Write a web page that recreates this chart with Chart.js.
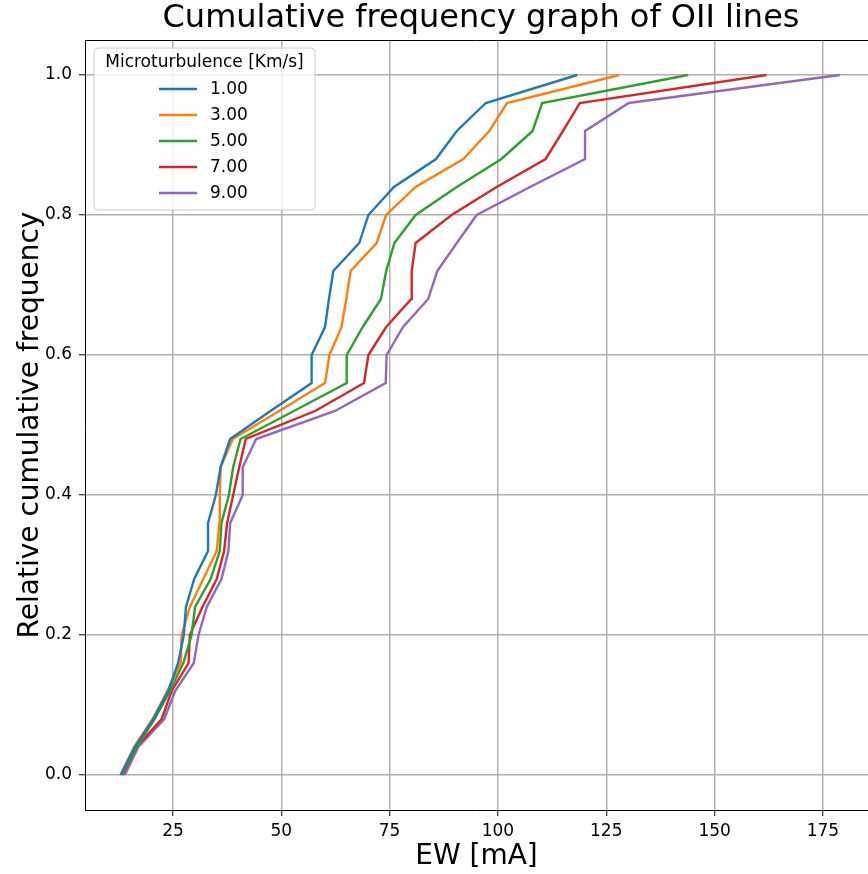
<!DOCTYPE html>
<html>
<head>
<meta charset="utf-8">
<script src="https://cdn.jsdelivr.net/npm/chart.js@4"></script>
<style>
  html, body { margin: 0; padding: 0; background: #fff; }
  canvas { display: block; }
</style>
</head>
<body>
<canvas id="cumChart" width="868" height="874"></canvas>
<script>
// cumulative frequency levels (26 lines)
const freqLevels = [0.00, 0.04, 0.08, 0.12, 0.16, 0.20, 0.24, 0.28, 0.32, 0.36, 0.40, 0.44, 0.48,
                    0.52, 0.56, 0.60, 0.64, 0.68, 0.72, 0.76, 0.80, 0.84, 0.88, 0.92, 0.96, 1.00];

const labels = ['1.00', '3.00', '5.00', '7.00', '9.00'];

// EW [mA] sorted, per microturbulence
const ew1 = [12.9, 16.2, 20.5, 23.9, 26.2, 27.5, 28.0, 29.9, 33.1, 33.1, 34.9, 36.0, 38.2,
             47.5, 57.0, 57.0, 60.1, 61.0, 62.0, 68.0, 70.1, 76.0, 85.7, 90.5, 97.2, 118.3];
const ew3 = [12.9, 16.0, 20.3, 23.7, 26.8, 27.0, 28.9, 32.0, 35.1, 35.7, 35.8, 36.0, 38.8,
             49.5, 60.1, 61.1, 63.9, 65.0, 66.0, 72.0, 74.2, 81.0, 92.0, 98.0, 102.1, 128.0];
const ew5 = [13.2, 16.6, 20.8, 24.3, 27.4, 29.3, 30.1, 33.7, 35.8, 36.2, 37.9, 38.9, 40.6,
             52.9, 65.1, 65.1, 68.8, 73.0, 74.2, 76.1, 81.0, 90.5, 100.8, 108.0, 110.2, 143.9];
const ew7 = [13.4, 16.6, 22.4, 24.7, 28.6, 28.9, 31.8, 35.1, 36.8, 37.5, 38.9, 40.3, 41.8,
             57.8, 69.1, 70.1, 74.2, 80.0, 80.1, 81.0, 89.3, 99.7, 111.0, 115.0, 118.9, 162.0];
const ew9 = [13.9, 17.0, 23.0, 25.5, 29.8, 30.9, 32.8, 36.2, 37.8, 38.2, 41.1, 41.1, 44.2,
             62.4, 74.1, 74.3, 78.1, 83.9, 86.0, 90.5, 95.1, 107.4, 120.1, 120.1, 130.2, 178.9];

const xTicks = [25, 50, 75, 100, 125, 150, 175];
const yTicks = [0.0, 0.2, 0.4, 0.6, 0.8, 1.0];

const colors = ['#1f77b4', '#ff7f0e', '#2ca02c', '#d62728', '#9467bd'];
const series = [ew1, ew3, ew5, ew7, ew9];

Chart.defaults.font.family = "'DejaVu Sans', sans-serif";
Chart.defaults.color = '#000';

const datasets = series.map(function (ew, i) {
    return {
        label: labels[i],
        data: ew.map(function (v, k) { return { x: v, y: freqLevels[k] }; }),
        borderColor: colors[i],
        backgroundColor: colors[i],
        borderWidth: 2.4,
        pointRadius: 0,
        tension: 0,
        fill: false
    };
});

// title, top frame line and matplotlib-like legend box
const framePlugin = {
    id: 'frame',
    afterDraw: function (chart) {
        const ctx = chart.ctx;
        const a = chart.chartArea;
        ctx.save();
        ctx.strokeStyle = '#000';
        ctx.lineWidth = 1;
        ctx.beginPath();
        ctx.moveTo(a.left, a.top + 0.5);
        ctx.lineTo(a.right, a.top + 0.5);
        ctx.stroke();

        // title, centred on the full (uncropped) axes
        ctx.fillStyle = '#000';
        ctx.font = "32px 'DejaVu Sans', sans-serif";
        ctx.textAlign = 'center';
        ctx.textBaseline = 'middle';
        ctx.fillText('Cumulative frequency graph of OII lines', 481, 19);

        // legend
        const bx = 94, by = 48, bw = 221, bh = 162, r = 4;
        ctx.beginPath();
        ctx.moveTo(bx + r, by);
        ctx.arcTo(bx + bw, by, bx + bw, by + bh, r);
        ctx.arcTo(bx + bw, by + bh, bx, by + bh, r);
        ctx.arcTo(bx, by + bh, bx, by, r);
        ctx.arcTo(bx, by, bx + bw, by, r);
        ctx.closePath();
        ctx.fillStyle = 'rgba(255,255,255,0.8)';
        ctx.fill();
        ctx.strokeStyle = '#cccccc';
        ctx.lineWidth = 1;
        ctx.stroke();

        ctx.fillStyle = '#000';
        ctx.font = "17px 'DejaVu Sans', sans-serif";
        ctx.textAlign = 'center';
        ctx.fillText('Microturbulence [Km/s]', bx + bw / 2, 63);

        ctx.textAlign = 'left';
        chart.data.datasets.forEach(function (ds, i) {
            const yy = 89 + i * 26;
            ctx.strokeStyle = ds.borderColor;
            ctx.lineWidth = 2.4;
            ctx.beginPath();
            ctx.moveTo(159, yy);
            ctx.lineTo(197, yy);
            ctx.stroke();
            ctx.fillStyle = '#000';
            ctx.fillText(ds.label, 210, yy + 1);
        });
        ctx.restore();
    }
};

const ctx = document.getElementById('cumChart').getContext('2d');
const chart = new Chart(ctx, {
    type: 'line',
    data: { datasets: datasets },
    options: {
        responsive: false,
        animation: false,
        layout: { padding: { top: 40, left: 0, right: 0, bottom: 0 } },
        plugins: {
            legend: { display: false },
            tooltip: { enabled: false },
            title: { display: false }
        },
        scales: {
            x: {
                type: 'linear',
                min: 4.7,
                max: 185.4,
                afterBuildTicks: function (scale) {
                    scale.ticks = xTicks.map(function (v) { return { value: v }; });
                },
                afterFit: function (scale) { scale.height = 64; },
                ticks: {
                    font: { size: 17 },
                    color: '#000',
                    padding: 5,
                    maxRotation: 0,
                    callback: function (v) { return String(v); }
                },
                grid: {
                    color: '#b0b0b0',
                    lineWidth: 1.5,
                    tickColor: '#000',
                    tickLength: 6,
                    tickWidth: 1
                },
                border: { color: '#000', width: 1 },
                title: {
                    display: true,
                    text: 'EW [mA]',
                    font: { size: 28 },
                    color: '#000',
                    padding: { top: 0, bottom: 0 }
                }
            },
            y: {
                type: 'linear',
                min: -0.05,
                max: 1.05,
                afterBuildTicks: function (scale) {
                    scale.ticks = yTicks.map(function (v) { return { value: v }; });
                },
                afterFit: function (scale) { scale.width = 85; },
                ticks: {
                    font: { size: 17 },
                    color: '#000',
                    padding: 7,
                    callback: function (v) { return Number(v).toFixed(1); }
                },
                grid: {
                    color: '#b0b0b0',
                    lineWidth: 1.5,
                    tickColor: '#000',
                    tickLength: 6,
                    tickWidth: 1
                },
                border: { color: '#000', width: 1 },
                title: {
                    display: true,
                    text: 'Relative cumulative frequency',
                    font: { size: 28 },
                    color: '#000',
                    padding: { top: 14, bottom: 0 }
                }
            }
        }
    },
    plugins: [framePlugin]
});
</script>
</body>
</html>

##########

**Problem**
Without the pictures, return the listing above from its first line through the line that has "const labels = ['1.00', '3.00', '5.00', '7.00', '9.00'];".

**Exercise response**
Write a web page that recreates this chart with Chart.js.
<!DOCTYPE html>
<html>
<head>
<meta charset="utf-8">
<script src="https://cdn.jsdelivr.net/npm/chart.js@4"></script>
<style>
  html, body { margin: 0; padding: 0; background: #fff; }
  canvas { display: block; }
</style>
</head>
<body>
<canvas id="cumChart" width="868" height="874"></canvas>
<script>
// cumulative frequency levels (26 lines)
const freqLevels = [0.00, 0.04, 0.08, 0.12, 0.16, 0.20, 0.24, 0.28, 0.32, 0.36, 0.40, 0.44, 0.48,
                    0.52, 0.56, 0.60, 0.64, 0.68, 0.72, 0.76, 0.80, 0.84, 0.88, 0.92, 0.96, 1.00];

const labels = ['1.00', '3.00', '5.00', '7.00', '9.00'];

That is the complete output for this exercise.